Having the chance to witness any Kubrick film in the cinema should never be missed; whether it be the baroque decorum of Barry Lyndon (1975) powered by NASA manufactured cameras, the expansive 70mm filmed 2001: A Space Odyssey (1968), or the final expressionist strokes of the dreamlike Eyes Wide Shut (1999). I wondered what I'd get out of a film I'd already extensively revisited, what could be gained from the newly placed scenes cut out of its original UK release? On this occasion the scale of the screen only added to the feeling of space so carefully constructed by Kubrick, you really feel the roaming camera this time as it glides the halls of The Overlook Hotel. Only through this can you see The Shining for what it's really worth, giving extra attention to those enticing clues in every shot.
For those not so familiar with the film may find the newly replaced scenes go straight over them, they're subtle and hardly have a drastic effect. There is a doctor's examination of Danny at the Torrence residents before their move, the conversation between doctor and mother Wendy adding more emphasis to Danny's 'gift' and his mother's attitude towards a past familial incident. Also there is an additional scene that gives Chef Dick Hallorann's journey back to The Overlook extra strain as his concerns for the family mount. These examples sound superfluous but though I've never had a problem with The Shining's 119minute cut I've been so suited to over the years, it certainly benefitted from being further drawn out to give father Jack's murderous decent into madness extra weight. If ever there was a complaint besides Shelley Duvall's polarising performance it was that Jack's transition was too abrupt. This new (old) cut certainly puts this concern to rest as we're given a more tantric exercise in terror.
Anyone who's watched the brilliant making-of documentary by Kubrick's daughter Vivian will know the strain put on Shelley Duvall as mother Wendy, desperately protecting herself and son from an evil from within the family unit. While Kubrick pampered Nicholson and gave him free reign, he put Duvall through hell to the point of collapsed exhaustion. What we then get is a lesson in overacting from Nicholson as he chews the scenery, having the time of his life, to Duvall quite literally just projecting her very real torment onto the screen, she barely needs to perform at all. This all just works, its a strange dynamic but it works on a bizarre level of deranged entertainment verging on black comedy. Enough praise cannot be aimed at 7year old Danny Lloyd as the Torrence's 'gifted' youngster. Whereas most child performers are awkward and merely read the lines they're given with great strain or jarring control, Lloyd manages to give his lines weight. You see genuine terror in his eyes and in quieter scenes see him thinking before he speaks, thinking not as a child remembering lines but as one answering to an adult.

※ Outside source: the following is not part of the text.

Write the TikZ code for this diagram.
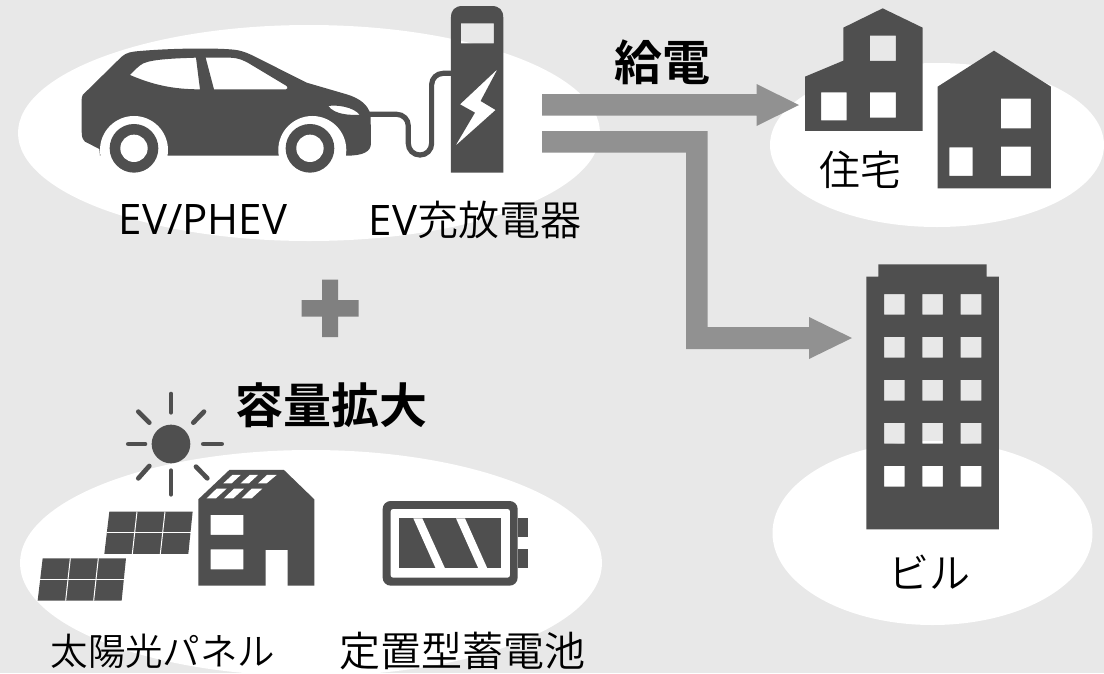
\documentclass[tikz,border=0pt]{standalone}
\usepackage{fontspec}
\setmainfont{Open Sans}
\newfontfamily\cjkfont{Noto Sans CJK JP}[UprightFont=* DemiLight,BoldFont=* Bold]
\definecolor{bgc}{HTML}{E8E8E8}
\definecolor{dark}{HTML}{4F4F4F}
\definecolor{arrowc}{HTML}{919191}
\definecolor{plusc}{HTML}{808080}
\tikzset{
  blob/.style={fill=white,draw=none},
  icon/.style={fill=dark,draw=none,even odd rule},
  flow/.style={fill=arrowc,draw=none},
  lab/.style={text=black,inner sep=0pt,font=\cjkfont\fontsize{41}{48}\selectfont},
  labb/.style={text=black,inner sep=0pt,font=\cjkfont\bfseries\fontsize{48}{56}\selectfont},
  ray/.style={draw=dark,line width=4.7pt,line cap=round},
  cable/.style={draw=dark,line width=5.2pt,rounded corners=11.5pt},
  gap/.style={draw=white,line width=1pt}
}
\begin{document}
\begin{tikzpicture}[x=1pt,y=-1pt]
\useasboundingbox (0,0) rectangle (1104,673);
\fill[bgc] (0,0) rectangle (1104,673);
% blobs
\fill[blob] (309,133) ellipse [x radius=291,y radius=108];
\fill[blob] (937,145) ellipse [x radius=167,y radius=82];
\fill[blob] (932.5,533) ellipse [x radius=160,y radius=92];
\fill[blob] (311,563) ellipse [x radius=291,y radius=113];
% car and charger (zoom coordinates)
\begin{scope}[shift={(60,0)},x=0.3333pt,y=-0.3333pt]
 \draw[cable] (925,343) -- (1045,343) -- (1045,465) -- (1115,465) -- (1115,220) -- (1180,220);
 \fill[icon] (68,285) -- (185,170) .. controls (200,157) and (215,155) .. (240,153)
   .. controls (320,146) and (440,143) .. (510,148) .. controls (540,150) and (555,156) .. (575,165)
   -- (740,248) -- (860,283) .. controls (900,295) and (925,315) .. (932,345)
   -- (933,430) .. controls (933,455) and (910,467) .. (860,467) -- (120,467) -- (118,447) -- (75,425)
   .. controls (65,415) and (65,405) .. (65,395) -- (65,305) .. controls (65,295) and (65,290) .. (68,285) -- cycle
   (210,225) .. controls (225,210) and (235,198) .. (250,190) .. controls (280,177) and (350,175) .. (408,173)
   -- (420,268) .. controls (340,268) and (280,255) .. (210,225) -- cycle
   (437,173) -- (510,173) .. controls (535,174) and (550,180) .. (570,192) -- (680,258)
   .. controls (684,262) and (684,268) .. (678,268) -- (462,268) -- cycle
   (805,318) .. controls (830,314) and (880,320) .. (900,345) .. controls (870,345) and (825,345) .. (805,318) -- cycle;
 \fill[white] (222,450) circle [radius=102];
 \fill[white] (757,450) circle [radius=102];
 \fill[dark] (222,445) circle [radius=73];
 \fill[white] (222,445) circle [radius=41];
 \fill[dark] (750,445) circle [radius=73];
 \fill[white] (750,445) circle [radius=41];
 \fill[icon] (1173,518) -- (1173,53) .. controls (1173,30) and (1185,18) .. (1208,18) -- (1295,18)
   .. controls (1318,18) and (1330,30) .. (1330,53) -- (1330,518) -- cycle
   (1203,70) rectangle (1302,130)
   (1313,207) -- (1200,313) -- (1245,338) -- (1186,438) -- (1307,330) -- (1262,303) -- cycle;
\end{scope}
% houses
\begin{scope}[shift={(780,0)},x=0.3333pt,y=-0.3333pt]
 \fill[icon] (75,230) -- (190,182) -- (190,83) -- (308,25) -- (428,83) -- (428,393) -- (75,393) -- cycle
   (270,107) rectangle (348,183) (123,277) rectangle (200,361) (270,277) rectangle (348,353);
 \fill[icon] (473,260) -- (642,152) -- (813,260) -- (813,565) -- (473,565) -- cycle
   (663,296) rectangle (753,385) (508,442) rectangle (578,528) (663,440) rectangle (753,528);
\end{scope}
% building
\begin{scope}[shift={(850,255)},x=0.3333pt,y=-0.3333pt]
 \fill[icon] (49,65) -- (85,65) -- (85,28) -- (410,28) -- (410,65) -- (447,65) -- (447,823) -- (49,823) -- cycle
  (102,117) rectangle (164,179) (217,117) rectangle (279,179) (332,117) rectangle (394,179)
  (102,246) rectangle (164,308) (217,246) rectangle (279,308) (332,246) rectangle (394,308)
  (102,375) rectangle (164,437) (217,375) rectangle (279,437) (332,375) rectangle (394,437)
  (102,504) rectangle (164,566) (217,504) rectangle (279,566) (332,504) rectangle (394,566)
  (102,633) rectangle (164,695) (217,633) rectangle (279,695) (332,633) rectangle (394,695);
\end{scope}
% solar
\begin{scope}[shift={(20,380)},x=0.3333pt,y=-0.3333pt]
 \fill[dark] (453,192) circle [radius=58];
 \draw[ray] (453,42) -- (453,97);
 \draw[ray] (453,272) -- (453,343);
 \draw[ray] (325,192) -- (375,192);
 \draw[ray] (550,192) -- (605,192);
 \draw[ray] (355,95) -- (388,128);
 \draw[ray] (552,95) -- (520,128);
 \draw[ray] (388,258) -- (355,295);
 \draw[ray] (528,260) -- (562,295);
 \fill[icon] (535,358) -- (628,270) -- (792,270) -- (883,358) -- (883,617) -- (803,617) -- (803,510) -- (737,510) -- (737,617) -- (535,617) -- cycle
   (572,405) rectangle (670,465) (572,508) rectangle (670,568);
 \fill[white] (610,310) -- (637,285) -- (662,285) -- (635,310) -- cycle;
 \fill[white] (662,310) -- (689,285) -- (714,285) -- (687,310) -- cycle;
 \fill[white] (714,310) -- (741,285) -- (770,285) -- (740,310) -- cycle;
 \fill[white] (560,355) -- (590,326) -- (620,326) -- (588,355) -- cycle;
 \fill[white] (612,355) -- (642,326) -- (672,326) -- (640,355) -- cycle;
 \fill[white] (665,355) -- (695,326) -- (727,326) -- (695,355) -- cycle;
 \foreach \dx/\dy in {0/0,-200/140}{
  \begin{scope}[shift={(\dx,\dy)}]
  \fill[dark] (268,395) -- (518,395) -- (505,522) -- (253,522) -- cycle;
  \draw[gap] (261,458.5) -- (512,458.5);
  \draw[gap] (351,395) -- (337,522);
  \draw[gap] (435,395) -- (421,522);
  \end{scope}
 }
\end{scope}
% battery
\begin{scope}[shift={(370,490)},x=0.3333pt,y=-0.3333pt]
 \fill[dark,rounded corners=8pt] (38,33) rectangle (443,287);
 \fill[white,rounded corners=2.5pt] (62,57) rectangle (420,263);
 \fill[dark] (88,85) rectangle (393,235);
 \fill[white] (130,85) -- (157,85) -- (225,235) -- (197,235) -- cycle;
 \fill[white] (258,85) -- (285,85) -- (352,235) -- (325,235) -- cycle;
 \fill[dark] (443,85) rectangle (475,142);
 \fill[dark] (443,178) rectangle (475,235);
\end{scope}
% arrows
\fill[flow] (542,94) -- (756.5,94) -- (756.5,84) -- (799,105) -- (756.5,126) -- (756.5,115.5) -- (542,115.5) -- cycle;
\fill[flow] (542,131) -- (707.5,131) -- (707.5,327) -- (809,327) -- (809,317) -- (852,338) -- (809,359) -- (809,349) -- (686,349) -- (686,152.5) -- (542,152.5) -- cycle;
% plus
\fill[plusc] (322,279.5) -- (338,279.5) -- (338,300) -- (358.5,300) -- (358.5,316.5) -- (338,316.5) -- (338,337) -- (322,337) -- (322,316.5) -- (301.5,316.5) -- (301.5,300) -- (322,300) -- cycle;
% labels
\node[lab,font=\fontspec{Open Sans}\fontsize{42}{48}\selectfont] (evphev) at (203,220) {EV/PHEV};
\node[lab] (charger) at (475,220) {{\fontspec{Open Sans}\fontsize{42}{48}\selectfont EV}充放電器};
\node[labb] (kyuden) at (662,62) {給電};
\node[lab] (jutaku) at (860,170) {住宅};
\node[lab] (biru) at (929,572) {ビル};
\node[labb] (yoryo) at (331,405) {容量拡大};
\node[lab,font=\cjkfont\fontsize{37.5}{44}\selectfont] (taiyo) at (163,651) {太陽光パネル};
\node[lab] (teichi) at (462,651) {定置型蓄電池};
\end{tikzpicture}
\end{document}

For as many people that have seen The Shining there are nearly as many readings of it. For those who enjoy it for the great horror that it is, appreciating it at face value, is fine. But it's those who dig into the bottomless pit of possibilities it harbours who really love this film, with recent documentary Room 237 showing the extent of its cult following to almost worrying (sometimes comical) levels. It can be viewed as many things, and it certainly isn't just one of them; domestic abuse, child neglect, artistic vanity/frustration, and historic repression. Just a few themes I believe the film tackles, at least one which are evidently apparent to me.

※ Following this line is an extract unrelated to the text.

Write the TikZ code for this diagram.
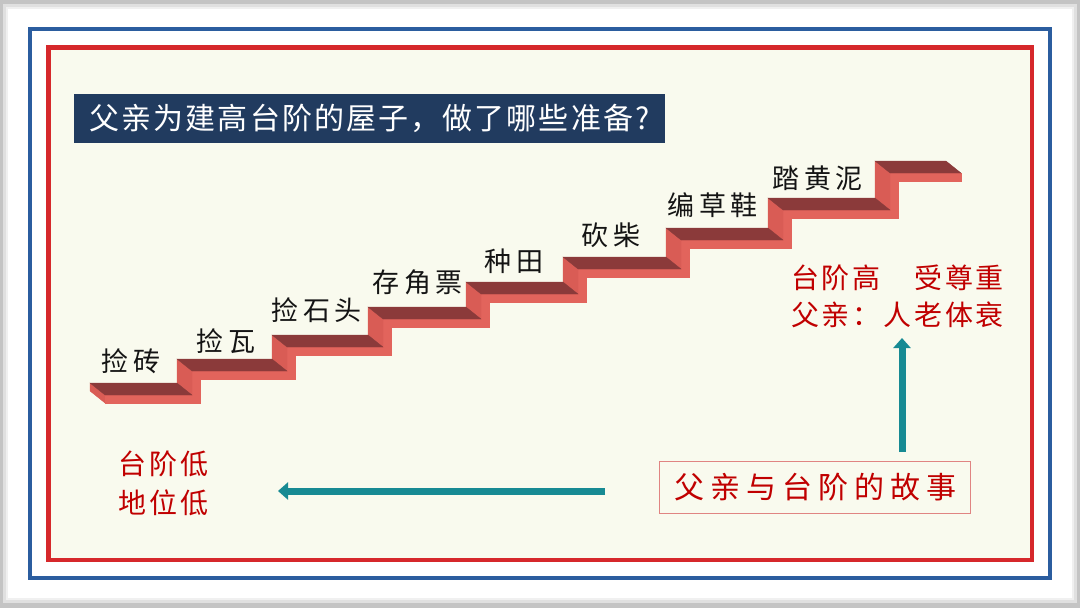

The creator of The Shining Stephen King took a disliking to Kubrick's vision, due to the extremely loose adaptation of work very precious to him. The main difference that gripes most is the central character of Jack Torrence who, in the book, is a clean-cut upstanding man whose subsequent possession is made all the more shocking due to his pristine manner in which he's at first presented. With Nicholson's Torrence we're given a rough and ready man who is hinted at having, however forgivable, a history of violence and alcoholism. Whereas some shoot down Kubrick's version arguing that his maddening decent can be seen coming a mile off, what's interesting is the idea of temptation fuelling the film, that the hotel is using old demons to have Jack kneel to submission. Just think of the woman in Room 237, of the miraculous appearance of the barman in The Gold Room. As Jack is told he's, "always been here", the sense of a predestined tragic fate and an omniscient evil is put forth.
Like the maze which prominently features throughout and certainly in the now iconic finale, the film is also a journey easy to loose oneself in, to enter and never feel like each trip was the same yet feeling all the more familiar still. We know from the extensive analysis over the years the The Overlook Hotel doesn't make logistical sense, its a living breathing and deceptive animal more similar to a maze than the place of pleasure it poses to be. Each viewing feels like something has shifted, that something new has come to life, that yet again something else feels obscure just when you made sense of another. It's main scares are made of building menace rather than the cheap tactics of today's horror, the conversation between Jack and Delbert Grady in the bathroom is the most apt example as a conversion of manners is played out before slowly revealing a most sinister purpose.
With its restlessly moving camera, dynamic ambitious sound design, wild spectrum of performance, and uncompromising open-ended approach, The Shining is a film that simply cannot be praised enough in short form such as this. It's an endless road of questions, one which gets under your skin for good and has you believe, like Jack, that you've never left, sentenced to roam its halls forever.